# DIRECTIONS:
Write out the records below from the first line through the line containing "star_y = [None, 127.3, 131.1, 141.3, 147.3, 153.9]", leaving out any pictures.
----- GIVEN ENTRIES
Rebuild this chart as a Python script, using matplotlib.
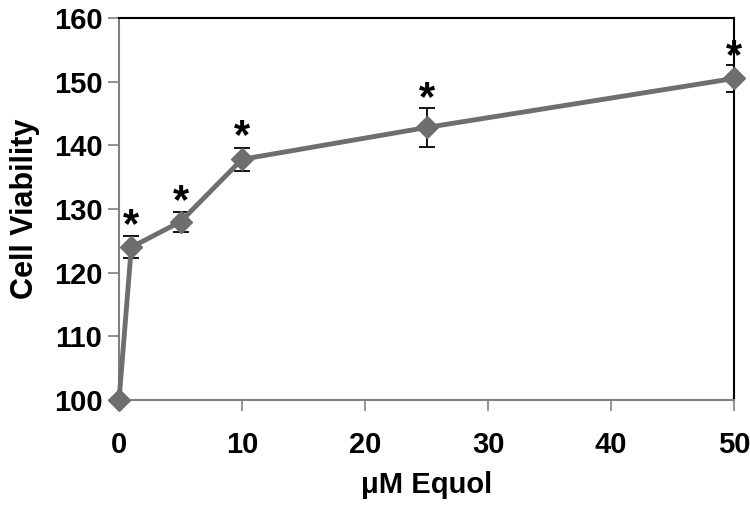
import matplotlib
matplotlib.use("Agg")
import matplotlib.pyplot as plt

# data
dose = [0, 1, 5, 10, 25, 50]
viability = [100, 124, 128, 137.8, 142.8, 150.5]
err = [0, 1.7, 1.6, 1.8, 3.0, 2.1]
star_y = [None, 127.3, 131.1, 141.3, 147.3, 153.9]

plt.rcParams["font.family"] = ["Liberation Sans", "DejaVu Sans"]
plt.rcParams["font.weight"] = "bold"

fig = plt.figure(figsize=(7.5, 5.08), dpi=100)
ax = fig.add_axes([0.1587, 0.2126, 0.82, 0.752])

ax.errorbar(dose, viability, yerr=err, fmt="none", ecolor="black",
            elinewidth=1.3, capsize=6, capthick=1.3, zorder=2)
ax.plot(dose, viability, color="#6e6e6e", lw=3.5, marker="D", ms=11,
        mfc="#6e6e6e", mec="#6e6e6e", zorder=3, clip_on=False)

for x, y in zip(dose, star_y):
    if y is not None:
        ax.text(x, y, "*", ha="center", va="center", fontsize=30,
                fontweight="bold", color="black")

ax.set_xlim(0, 50)
ax.set_ylim(100, 160)
ax.set_xticks(range(0, 51, 10))
ax.set_yticks(range(100, 161, 10))

for side in ("left", "bottom"):
    ax.spines[side].set_color("#808080")
    ax.spines[side].set_linewidth(1.5)
for side in ("top", "right"):
    ax.spines[side].set_color("black")
    ax.spines[side].set_linewidth(1.5)

ax.tick_params(axis="both", direction="out", length=8, width=1.2,
               color="#808080", labelsize=21)
ax.tick_params(axis="y", pad=4)
ax.tick_params(axis="x", pad=14)
for lbl in ax.get_xticklabels() + ax.get_yticklabels():
    lbl.set_fontweight("bold")

ax.set_xlabel("μM Equol", fontsize=21, fontweight="bold", labelpad=9)
ax.set_ylabel("Cell Viability", fontsize=22, fontweight="bold", labelpad=10)

fig.savefig("out.png", dpi=100)
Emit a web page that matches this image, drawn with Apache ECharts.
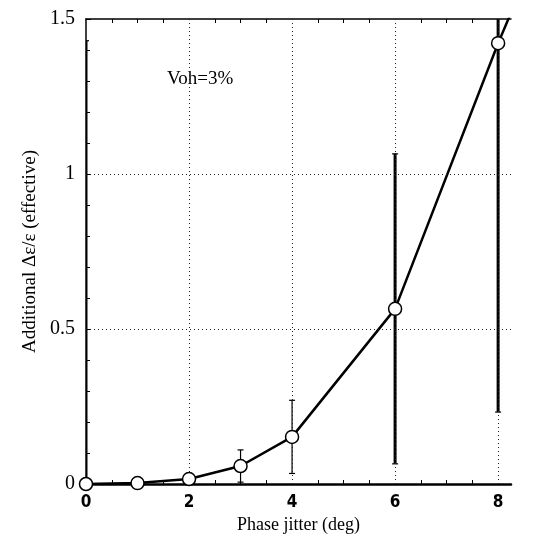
<!DOCTYPE html>
<html>
<head>
<meta charset="utf-8">
<script src="https://cdn.jsdelivr.net/npm/echarts@6/dist/echarts.min.js"></script>
<style>
  html, body { margin: 0; padding: 0; background: #fff; }
  #chart { width: 542px; height: 552px; }
</style>
</head>
<body>
<div id="chart"></div>
<script>
// Measured growth of the effective energy spread versus RF phase jitter
const jitterDeg = [0, 1, 2, 3, 4, 6, 8];
const deltaEps  = [0, 0.003, 0.016, 0.058, 0.152, 0.565, 1.422];
const errHalf   = [1.43, 0.003, 0.018, 0.052, 0.118, 0.5, 1.19];
// continuation of the curve beyond the last measurement
const trendTail = [8.25, 1.52];
const xTickLabels = [0, 2, 4, 6, 8];
const gridXValues = [2, 4, 6, 8];
const gridYValues = [0.5, 1];
const noteText = 'Voh=3%';

const serif = "'Liberation Serif', 'DejaVu Serif', serif";
const narrow = "'Liberation Sans Narrow', 'DejaVu Sans Condensed', 'Liberation Sans', sans-serif";

const points = jitterDeg.map((x, i) => [x, deltaEps[i]]);
const curve = points.concat([trendTail]);
const bars = jitterDeg.map((x, i) => [x, deltaEps[i] - errHalf[i], deltaEps[i] + errHalf[i]]);

const dotted = { color: '#222', width: 1, type: [1, 3] };

const chart = echarts.init(document.getElementById('chart'), null, { renderer: 'canvas' });

chart.setOption({
  backgroundColor: '#fff',
  animation: false,
  grid: { left: 86, right: 31, top: 19, bottom: 68 },
  xAxis: [
    {
      type: 'value', position: 'bottom', min: 0, max: 8.25, interval: 2,
      axisLine: { show: true, onZero: false, lineStyle: { color: '#000', width: 2.5 } },
      axisTick: { show: false, inside: true },
      minorTick: { show: true, splitNumber: 4, length: 4, lineStyle: { color: '#000', width: 1 } },
      splitLine: { show: false },
      axisLabel: {
        color: '#000', fontFamily: narrow, fontWeight: 'bold', fontSize: 17, margin: 10,
        showMaxLabel: false,
        formatter: v => (xTickLabels.indexOf(v) >= 0 ? String(v) : '')
      },
      name: 'Phase jitter (deg)', nameLocation: 'middle', nameGap: 30,
      nameTextStyle: { color: '#000', fontFamily: serif, fontSize: 18 }
    },
    {
      type: 'value', position: 'top', min: 0, max: 8.25, interval: 2,
      axisLine: { show: true, onZero: false, lineStyle: { color: '#000', width: 1.5 } },
      axisTick: { show: false, inside: true },
      minorTick: { show: true, splitNumber: 4, length: 4, lineStyle: { color: '#000', width: 1 } },
      splitLine: { show: false },
      axisLabel: { show: false }
    }
  ],
  yAxis: {
    type: 'value', min: 0, max: 1.5, interval: 0.5,
    axisLine: { show: true, onZero: false, lineStyle: { color: '#000', width: 1.5 } },
    axisTick: { show: true, inside: true, length: 5, lineStyle: { color: '#000' } },
    minorTick: { show: true, splitNumber: 5, length: 4, lineStyle: { color: '#000', width: 1 } },
    splitLine: { show: false },
    axisLabel: { color: '#000', fontFamily: serif, fontSize: 20, margin: 11 },
    name: 'Additional \u0394\u03b5/\u03b5 (effective)', nameLocation: 'middle', nameGap: 45,
    nameTextStyle: { color: '#000', fontFamily: serif, fontSize: 19 }
  },
  graphic: [
    {
      type: 'text', left: 167, top: 70,
      style: { text: noteText, font: "19px 'Liberation Serif', serif", fill: '#000' }
    }
  ],
  series: [
    {
      // dotted reference grid
      type: 'line', data: [], silent: true,
      markLine: {
        silent: true, symbol: ['none', 'none'], label: { show: false },
        lineStyle: dotted,
        data: gridXValues.map(v => ({ xAxis: v })).concat(gridYValues.map(v => ({ yAxis: v })))
      }
    },
    {
      type: 'custom', clip: true, z: 3,
      data: bars,
      renderItem: function (params, api) {
        const x = api.value(0), lo = api.value(1), hi = api.value(2);
        const top = api.coord([x, hi]);
        const bot = api.coord([x, lo]);
        const w = (hi - lo) > 0.6 ? 3 : 1.2;
        const cap = 3;
        return {
          type: 'group',
          children: [
            { type: 'line', shape: { x1: top[0], y1: top[1], x2: bot[0], y2: bot[1] },
              style: { stroke: '#000', lineWidth: w } },
            { type: 'line', shape: { x1: top[0] - cap, y1: top[1], x2: top[0] + cap, y2: top[1] },
              style: { stroke: '#000', lineWidth: 1.2 } },
            { type: 'line', shape: { x1: bot[0] - cap, y1: bot[1], x2: bot[0] + cap, y2: bot[1] },
              style: { stroke: '#000', lineWidth: 1.2 } }
          ]
        };
      }
    },
    {
      type: 'line', data: curve, showSymbol: false, z: 4,
      lineStyle: { color: '#000', width: 2.5 }
    },
    {
      type: 'scatter', data: points, z: 5,
      symbol: 'circle', symbolSize: 13,
      itemStyle: { color: '#fff', borderColor: '#000', borderWidth: 1.5, opacity: 1 }
    }
  ]
});
</script>
</body>
</html>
----------
# FINISHED TASK:
Rebuild this chart as a Python script, using matplotlib.
import matplotlib
matplotlib.use("Agg")
import matplotlib.pyplot as plt

# data
dose = [0, 1, 5, 10, 25, 50]
viability = [100, 124, 128, 137.8, 142.8, 150.5]
err = [0, 1.7, 1.6, 1.8, 3.0, 2.1]
star_y = [None, 127.3, 131.1, 141.3, 147.3, 153.9]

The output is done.